[Charts and diagrams as code]
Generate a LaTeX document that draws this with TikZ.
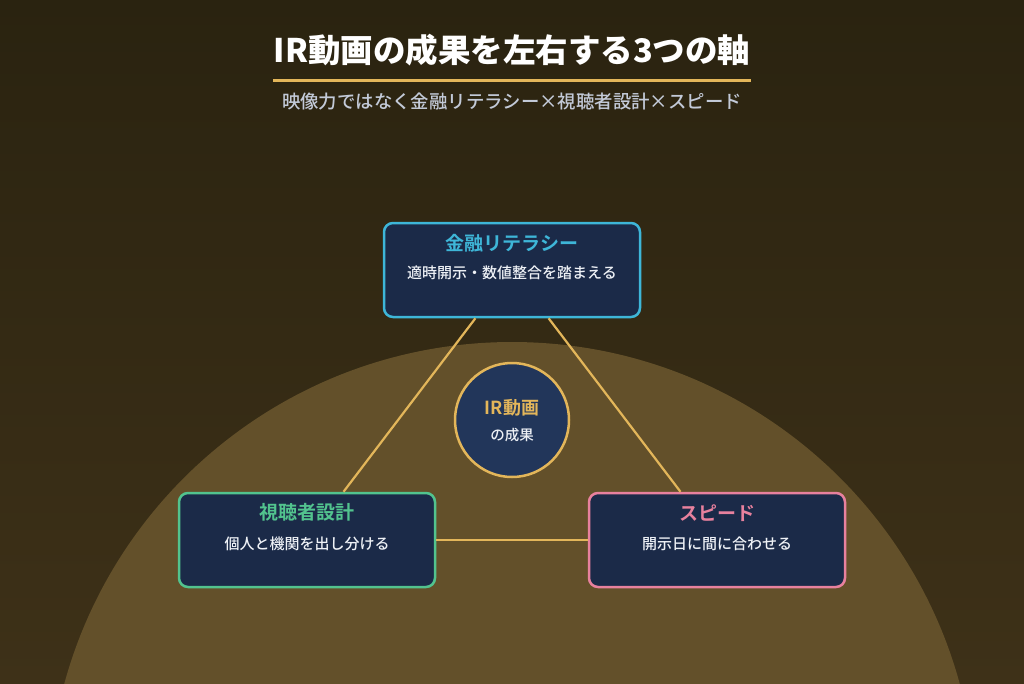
\documentclass[tikz,border=0pt]{standalone}
\usepackage{fontspec}
\setmainfont{Noto Sans CJK JP}[BoldFont={Noto Sans CJK JP Bold}]
\newfontfamily\heavyfont{Noto Sans CJK JP Black}
\newfontfamily\mediumfont{Noto Sans CJK JP Medium}
\usepackage{tikz}
\usetikzlibrary{shapes, positioning, calc}
\definecolor{bgtop}{HTML}{2A2310}
\definecolor{bgbottom}{HTML}{3E3118}
\definecolor{glow}{HTML}{63502A}
\definecolor{gold}{HTML}{E3B65A}
\definecolor{navy}{HTML}{1B2A48}
\definecolor{hubnavy}{HTML}{22365A}
\definecolor{litcyan}{HTML}{3EB6D8}
\definecolor{viewgreen}{HTML}{52C38E}
\definecolor{speedpink}{HTML}{E8819E}
\definecolor{subgray}{HTML}{C3CAD8}
\definecolor{paper}{HTML}{EEF1F6}

\begin{document}
\begin{tikzpicture}[x=1pt, y=-1pt,
    axis/.style={rectangle,
      draw=#1,
      line width=2.5pt,
      fill=navy,
      rounded corners=9pt,
      minimum width=256pt,
      minimum height=94pt},
    axistitle/.style={text=#1,
      font=\fontsize{19}{21}\selectfont\bfseries},
    axistext/.style={text=paper,
      font=\fontsize{15}{17}\selectfont\mediumfont},
    link/.style={draw=gold, line width=2.2pt}]

  % BACKGROUND

  \useasboundingbox (0,0) rectangle (1024,683);
  \fill[top color=bgtop, bottom color=bgbottom] (0,0) rectangle (1024,683);
  \clip (0,0) rectangle (1024,683);
  \fill[glow] (512,806) circle (464);

  % HEADER

  \node[text=white, font=\fontsize{32.5}{36}\selectfont\heavyfont]
    (title) at (512,50) {IR動画の成果を左右する3つの軸};
  \coordinate (ruleleft) at (273,80);
  \coordinate (ruleright) at (751,80);
  \draw[gold, line width=3pt] (ruleleft) -- (ruleright);
  \node[text=subgray, font=\fontsize{18.4}{21}\selectfont\mediumfont]
    (subtitle) at (512,102) {映像力ではなく金融リテラシー×視聴者設計×スピード};

  % AXES

  \node[axis=litcyan] (lit) at (512,270) {};
  \node[axis=viewgreen] (view) at (307,540) {};
  \node[axis=speedpink] (speed) at (717,540) {};

  \draw[link] (lit) -- (view);
  \draw[link] (lit) -- (speed);
  \draw[link] (view) -- (speed);

  \node[axistitle=litcyan, below=21pt of lit.north, anchor=center]
    (littitle) {金融リテラシー};
  \node[axistext, below=51pt of lit.north, anchor=center]
    (littext) {適時開示・数値整合を踏まえる};

  \node[axistitle=viewgreen, below=21pt of view.north, anchor=center]
    (viewtitle) {視聴者設計};
  \node[axistext, below=52pt of view.north, anchor=center]
    (viewtext) {個人と機関を出し分ける};

  \node[axistitle=speedpink, below=21pt of speed.north, anchor=center]
    (speedtitle) {スピード};
  \node[axistext, below=52pt of speed.north, anchor=center]
    (speedtext) {開示日に間に合わせる};

  % HUB

  \node[circle, draw=gold, line width=2.5pt, fill=hubnavy,
    minimum size=114pt] (hub) at (512,420) {};
  \node[text=gold, font=\fontsize{18}{20}\selectfont\bfseries]
    (hubtitle) at (512,408) {IR動画};
  \node[text=paper, font=\fontsize{14.5}{16}\selectfont\mediumfont]
    (hubtext) at (512,435) {の成果};

\end{tikzpicture}
\end{document}
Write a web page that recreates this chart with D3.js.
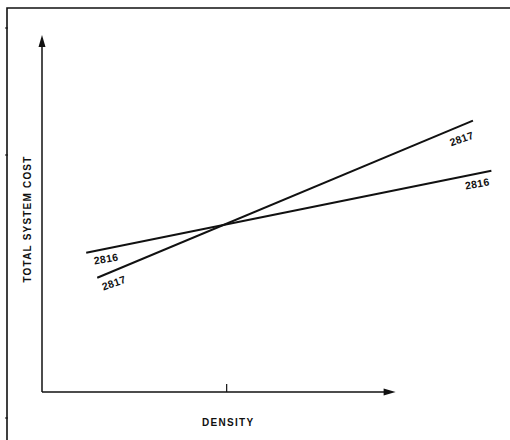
<!DOCTYPE html>
<html>
<head>
<meta charset="utf-8">
<script src="https://cdn.jsdelivr.net/npm/d3@7"></script>
<style>
  html, body { margin: 0; padding: 0; background: #fff; }
  svg { display: block; }
  text { font-family: "Liberation Sans", Arial, sans-serif; font-weight: bold; fill: #111; }
</style>
</head>
<body>
<svg id="chart" width="510" height="440"></svg>
<script>
// ---- data ----
const seriesNames = ["2816", "2817"];
const density2816 = [1.2, 12.2];
const cost2816 = [3.9, 6.2];
const density2817 = [1.5, 11.7];
const cost2817 = [3.2, 7.6];
const xTickValues = [5];
const xAxisMax = 9.6;
const yAxisMax = 10;
const xLabel = "DENSITY";
const yLabel = "TOTAL SYSTEM COST";

const svg = d3.select("#chart");
const x = d3.scaleLinear().domain([0, 12]).range([42, 484]);
const y = d3.scaleLinear().domain([0, 10]).range([392, 35]);

// frame (scanned figure border)
svg.append("path").attr("d", "M7,440 L7,8 L510,8")
  .attr("fill", "none").attr("stroke", "#111").attr("stroke-width", 1.6);
[28, 155, 418].forEach(v => svg.append("line").attr("x1", 5).attr("x2", 8).attr("y1", v).attr("y2", v)
  .attr("stroke", "#111").attr("stroke-width", 1));

// axes
const ink = "#111";
svg.append("line").attr("x1", x(0)).attr("x2", x(0)).attr("y1", y(0)).attr("y2", y(yAxisMax) + 10)
  .attr("stroke", ink).attr("stroke-width", 1.5);
svg.append("path")
  .attr("d", `M${x(0)},${y(yAxisMax)} L${x(0) - 3.5},${y(yAxisMax) + 12} L${x(0) + 3.5},${y(yAxisMax) + 12} Z`)
  .attr("fill", ink);
svg.append("line").attr("x1", x(0)).attr("x2", x(xAxisMax) - 10).attr("y1", y(0)).attr("y2", y(0))
  .attr("stroke", ink).attr("stroke-width", 1.5);
svg.append("path")
  .attr("d", `M${x(xAxisMax)},${y(0)} L${x(xAxisMax) - 12},${y(0) - 3.5} L${x(xAxisMax) - 12},${y(0) + 3.5} Z`)
  .attr("fill", ink);

const xAxis = d3.axisBottom(x).tickValues(xTickValues).tickSizeInner(-8).tickSizeOuter(0).tickFormat("");
const gx = svg.append("g").attr("transform", `translate(0,${y(0)})`).call(xAxis);
gx.select(".domain").remove();
gx.selectAll(".tick line").attr("stroke", ink).attr("stroke-width", 1.2);

// lines
const series = [
  { name: seriesNames[0], xs: density2816, ys: cost2816 },
  { name: seriesNames[1], xs: density2817, ys: cost2817 }
];
const line = d3.line().x(d => x(d[0])).y(d => y(d[1]));
series.forEach(s => {
  const pts = s.xs.map((v, i) => [v, s.ys[i]]);
  svg.append("path").datum(pts).attr("d", line)
    .attr("fill", "none").attr("stroke", ink).attr("stroke-width", 2);
});

// end labels
function addLabel(s, idx, dx, dy) {
  const px = x(s.xs[idx]), py = y(s.ys[idx]);
  const ang = Math.atan2(y(s.ys[1]) - y(s.ys[0]), x(s.xs[1]) - x(s.xs[0])) * 180 / Math.PI;
  svg.append("text").attr("x", 0).attr("y", 0)
    .attr("transform", `translate(${px + dx},${py + dy}) rotate(${ang * 0.85})`)
    .attr("text-anchor", "middle").attr("dominant-baseline", "middle")
    .attr("font-size", 10.5).attr("letter-spacing", 0.3).text(s.name);
}
addLabel(series[0], 0, 20, 7);
addLabel(series[0], 1, -14, 14);
addLabel(series[1], 0, 17, 6);
addLabel(series[1], 1, -11, 19);

// axis titles
svg.append("text").attr("x", x(5) + 2).attr("y", 423)
  .attr("text-anchor", "middle").attr("dominant-baseline", "middle")
  .attr("font-size", 10).attr("letter-spacing", 1.3).text(xLabel);
svg.append("text").attr("transform", `translate(28,219) rotate(-90)`)
  .attr("text-anchor", "middle").attr("dominant-baseline", "middle")
  .attr("font-size", 10).attr("letter-spacing", 1.2).text(yLabel);
</script>
</body>
</html>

- **Stated problem**: Lines holding the word "that" should be counted across the entries; state only how many there are.

- **Solution for this problem**: 2